"A Childhood Denied" highlights the phenomenon of Palestinian children working in Israeli agricultural settlements in the Jordan Valley. These children work under harsh conditions and are paid about 50-75 NIS per day—approximately one third the Israeli minimum wage—even though they are entitled to the full minimum wage under an Israeli court order. Child laborers typically work from six in the morning until two in the afternoon, tending to agricultural fields with no health benefits, pensions, or sick days, and forced to endure temperatures reaching over 50 degrees Celsius in the summer.
Through intensive research, MA'AN Development Center has discovered that many hundreds, if not thousands, of Palestinian children work in Jordan Valley agricultural settlements. MA'AN interviewed child laborers as young as 12 years old. These children, like the adults who also work in the settlements, are paid a pittance with no social safety nets if they are injured in these dangerous working conditions. Most of the children working in these settlements originate from communities in the Jordan Valley, but many come from elsewhere in the West Bank, such as the South Hebron Hills, and have experienced forced transfer carried out by the Israeli army in recent years. This along with the exposure of children to tough manual labor are clear violations of international law.

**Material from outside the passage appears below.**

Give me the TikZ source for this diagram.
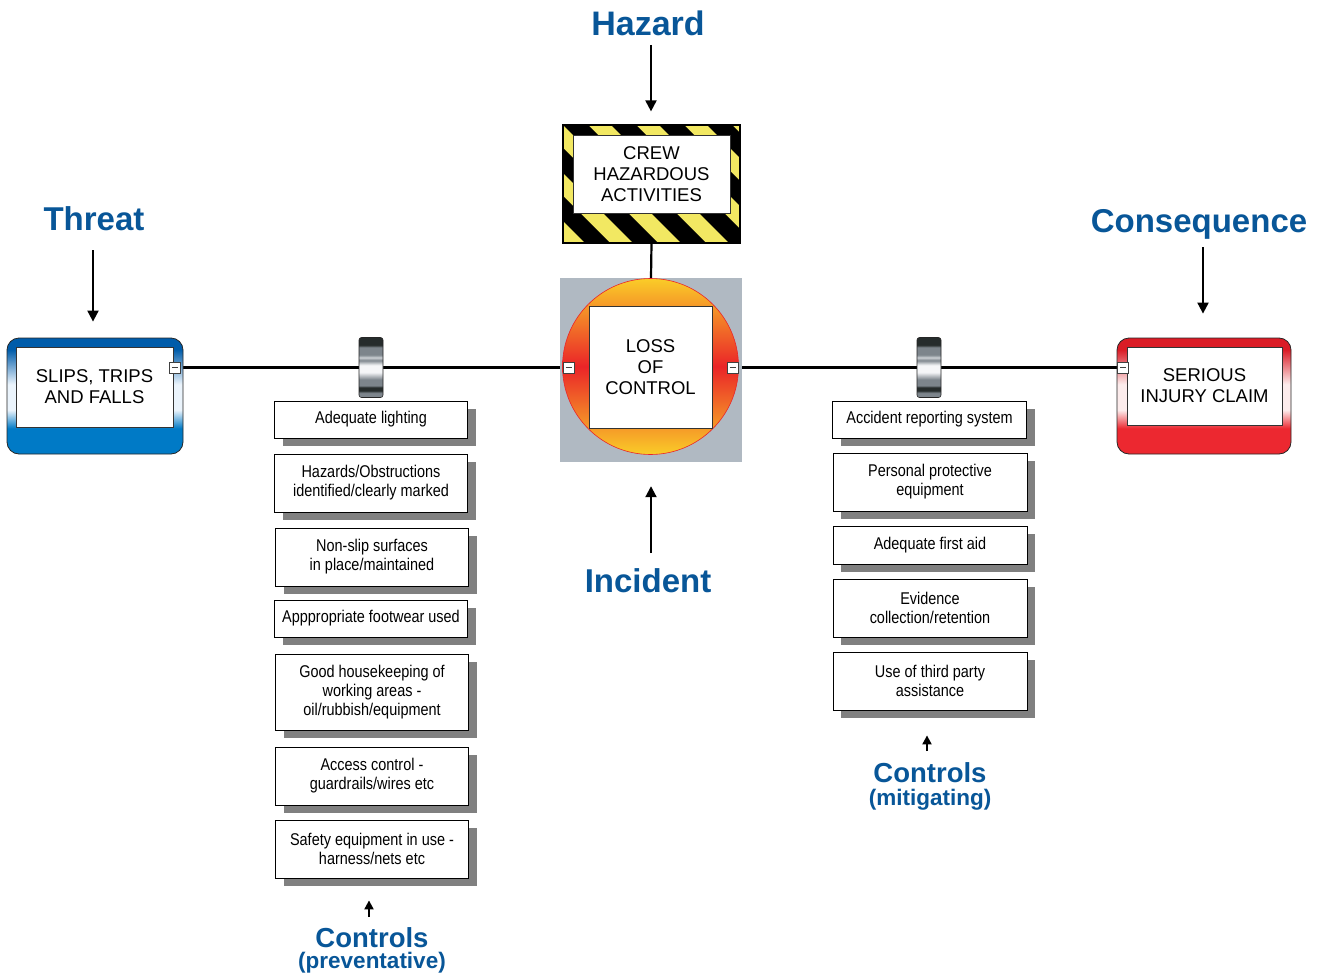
\documentclass[tikz,border=0pt]{standalone}
\usepackage{fontspec}
\setmainfont{Liberation Sans}
\newfontfamily\narrowfont[FakeStretch=0.85]{Liberation Sans}
\usetikzlibrary{arrows.meta,shadows}
\pgfdeclarelayer{bg}
\pgfsetlayers{bg,main}
\definecolor{tblue}{RGB}{8,86,152}
\definecolor{hyellow}{RGB}{242,232,98}
\definecolor{incgray}{RGB}{176,185,194}
\definecolor{fb1}{RGB}{0,92,170}
\definecolor{fb2}{RGB}{0,122,198}
\definecolor{fw}{RGB}{235,244,252}
\definecolor{fr1}{RGB}{218,28,38}
\definecolor{fr2}{RGB}{236,40,48}
\definecolor{frw}{RGB}{252,236,236}
\definecolor{cy}{RGB}{250,205,40}
\definecolor{cr}{RGB}{234,36,40}
\definecolor{shadowgray}{RGB}{128,128,128}
\definecolor{bdk}{RGB}{38,44,44}
\definecolor{bmd}{RGB}{125,133,140}
\definecolor{blt}{RGB}{205,210,214}
\definecolor{bwh}{RGB}{245,246,248}
\pgfdeclareverticalshading{barriershade}{100bp}{color(0bp)=(bmd); color(25bp)=(bmd); color(29bp)=(bmd); color(30.5bp)=(bdk); color(33.5bp)=(bdk); color(35bp)=(bmd); color(40bp)=(bmd); color(46bp)=(bwh); color(52bp)=(bwh); color(56bp)=(bmd); color(58.3bp)=(blt); color(60.5bp)=(bmd); color(67bp)=(bmd); color(68.5bp)=(bdk); color(75bp)=(bdk); color(100bp)=(bdk)}
\pgfdeclareverticalshading{bluefr}{100bp}{color(0bp)=(fb2); color(36bp)=(fb2); color(44bp)=(fw); color(55bp)=(fw); color(70bp)=(fb1); color(100bp)=(fb1)}
\pgfdeclareverticalshading{redfr}{100bp}{color(0bp)=(fr2); color(36bp)=(fr2); color(44bp)=(frw); color(55bp)=(frw); color(70bp)=(fr1); color(100bp)=(fr1)}
\begin{document}
\begin{tikzpicture}[x=1pt,y=-1pt,
  title/.style={font=\fontsize{33}{36}\selectfont\bfseries, text=tblue, inner sep=0pt, anchor=base},
  subtitle/.style={font=\fontsize{27.5}{30}\selectfont\bfseries, text=tblue, inner sep=0pt, anchor=base},
  subsub/.style={font=\fontsize{22.5}{24}\selectfont\bfseries, text=tblue, inner sep=0pt, anchor=base},
  mainbox/.style={font=\fontsize{18.5}{21}\selectfont, align=center, fill=white, draw=black!80, line width=0.6pt, inner sep=0pt},
  frame/.style={rounded corners=12pt, draw=black!85, line width=0.8pt, inner sep=0pt},
  ctrl/.style={draw=black, line width=0.8pt, fill=white, minimum width=193pt, align=center,
    font=\narrowfont\fontsize{17}{19}\selectfont, inner sep=0pt,
    drop shadow={shadow xshift=8pt, shadow yshift=-8pt, fill=shadowgray, opacity=1}},
  collapse/.style={draw=black!75, fill=white, minimum width=11pt, minimum height=11pt, inner sep=0pt, line width=0.7pt,
    path picture={\draw[line width=0.8pt] ([xshift=-3pt]path picture bounding box.center) -- ([xshift=3pt]path picture bounding box.center);}},
  barrier/.style={minimum width=24pt, minimum height=60pt, rounded corners=2.5pt, draw=black!85, line width=0.6pt, shading=barriershade, inner sep=0pt},
  conn/.style={line width=2.1pt, black},
  tarr/.style={line width=2pt, -{Triangle[width=11pt,length=11pt]}},
  sarr/.style={line width=2pt, -{Triangle[width=9pt,length=9pt]}}]
\useasboundingbox (0,0) rectangle (1320,974);

% ---- Hazard ----
\node[title, font=\fontsize{34}{36}\selectfont\bfseries] (hazlbl) at (648,36) {Hazard};
\begin{scope}
  \clip (563,125) rectangle (740,243);
  \fill[hyellow] (563,125) rectangle (740,243);
  \foreach \i in {-4,...,5} {
    \fill[black] ({563+\i*48},125) -- ++(25,0) -- ++(118,118) -- ++(-25,0) -- cycle;
  }
\end{scope}
\node[draw=black, line width=1.2pt, minimum width=177pt, minimum height=118pt, inner sep=0pt] (hazbox) at (651.5,184) {};
\node[mainbox, minimum width=157pt, minimum height=78pt] (hazin) at (651.5,174) {CREW\\HAZARDOUS\\ACTIVITIES};
\coordinate (hazA) at (651,45);
\draw[tarr, shorten >=13pt] (hazA) -- (hazA |- hazbox.north);

% ---- Incident ----
\node[fill=incgray, minimum width=182pt, minimum height=184pt, inner sep=0pt] (incsq) at (651,370) {};
\node[circle, minimum size=176pt, draw=cr, line width=0.6pt, top color=cy, bottom color=cy, middle color=cr, inner sep=0pt] (inccirc) at (650.5,366.5) {};
\node[mainbox, minimum width=123pt, minimum height=122pt] (incbox) at (650.5,367) {LOSS\\OF\\CONTROL};
\node[collapse] (ilcol) at (568.5,367.5) {};
\node[collapse] (ircol) at (732.5,367.5) {};
\node[title] (inclbl) at (648,592) {Incident};
\coordinate (incA) at (651,553);
\draw[tarr, shorten >=24pt] (incA) -- (incA |- incsq.south);

% ---- Threat ----
\node[title] (thrlbl) at (94,230) {Threat};
\node[frame, shading=bluefr, minimum width=176pt, minimum height=116pt] (threat) at (95,396) {};
\node[mainbox, minimum width=157pt, minimum height=80pt] (thrin) at (94.5,387) {SLIPS, TRIPS\\AND FALLS};
\node[collapse] (tcol) at (175,367.5) {};
\coordinate (thrA) at (93,250);
\draw[tarr, shorten >=16pt] (thrA) -- (thrA |- threat.north);

% ---- Consequence ----
\node[title] (conlbl) at (1199,232) {Consequence};
\node[frame, shading=redfr, minimum width=174pt, minimum height=116pt] (conseq) at (1204,396) {};
\node[mainbox, minimum width=155pt, minimum height=78pt] (conin) at (1204.5,386) {SERIOUS\\INJURY CLAIM};
\node[collapse] (ccol) at (1123,367.5) {};
\coordinate (conA) at (1203,247);
\draw[tarr, shorten >=24pt] (conA) -- (conA |- conseq.north);

% ---- connectors ----
\begin{pgfonlayer}{bg}
  \draw[conn] (tcol.east) -- (ilcol.west);
  \draw[conn] (ircol.east) -- (ccol.west);
  \draw[line width=2.2pt] (hazbox.south) -- (incsq.north);
\end{pgfonlayer}

% ---- barriers ----
\node[barrier] (bar1) at (371,367.5) {};
\node[barrier] (bar2) at (929,367.5) {};

% ---- preventative controls ----
\node[ctrl, minimum height=37pt] (p1) at (371,419.5) {Adequate lighting};
\node[ctrl, minimum height=58pt] (p2) at (371,483) {Hazards/Obstructions\\identified/clearly marked};
\node[ctrl, minimum height=58pt] (p3) at (372,557) {Non-slip surfaces\\in place/maintained};
\node[ctrl, minimum height=37pt] (p4) at (371,618.5) {Apppropriate footwear used};
\node[ctrl, minimum height=76pt] (p5) at (372,692) {Good housekeeping of\\working areas -\\oil/rubbish/equipment};
\node[ctrl, minimum height=58pt] (p6) at (372,776) {Access control -\\guardrails/wires etc};
\node[ctrl, minimum height=58pt] (p7) at (372,849) {Safety equipment in use -\\harness/nets etc};
\coordinate (cpA) at (369,917);
\draw[sarr, shorten >=22pt] (cpA) -- (cpA |- p7.south);
\node[subtitle] (cplbl) at (372,947) {Controls};
\node[subsub] (cplbl2) at (372,968) {(preventative)};

% ---- mitigating controls ----
\node[ctrl, minimum width=194pt, minimum height=37pt] (m1) at (929.5,419.5) {Accident reporting system};
\node[ctrl, minimum width=194pt, minimum height=58pt] (m2) at (930,482) {Personal protective\\equipment};
\node[ctrl, minimum width=194pt, minimum height=38pt] (m3) at (930,545) {Adequate first aid};
\node[ctrl, minimum width=194pt, minimum height=58pt] (m4) at (930,608) {Evidence\\collection/retention};
\node[ctrl, minimum width=194pt, minimum height=58pt] (m5) at (930,681) {Use of third party\\assistance};
\coordinate (cmA) at (927,751);
\draw[sarr, shorten >=25pt] (cmA) -- (cmA |- m5.south);
\node[subtitle] (cmlbl) at (930,782) {Controls};
\node[subsub] (cmlbl2) at (930,805) {(mitigating)};
\end{tikzpicture}
\end{document}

There are a number of factors driving Palestinian children to work in Israeli agricultural settlements. Some come from families that lack a primary breadwinner and so they view this as a duty to their families. Others have siblings in university and their parents do not make enough money to sustain the family. In some cases, children see their fathers working in settlements and, given the neglected nature of their schools and lack of alternative options, resign themselves to a life working in a settlement. Whatever the reason, urgent attention is required to stop this trend that denies young Palestinians their right to a childhood and to a future free of exploitation.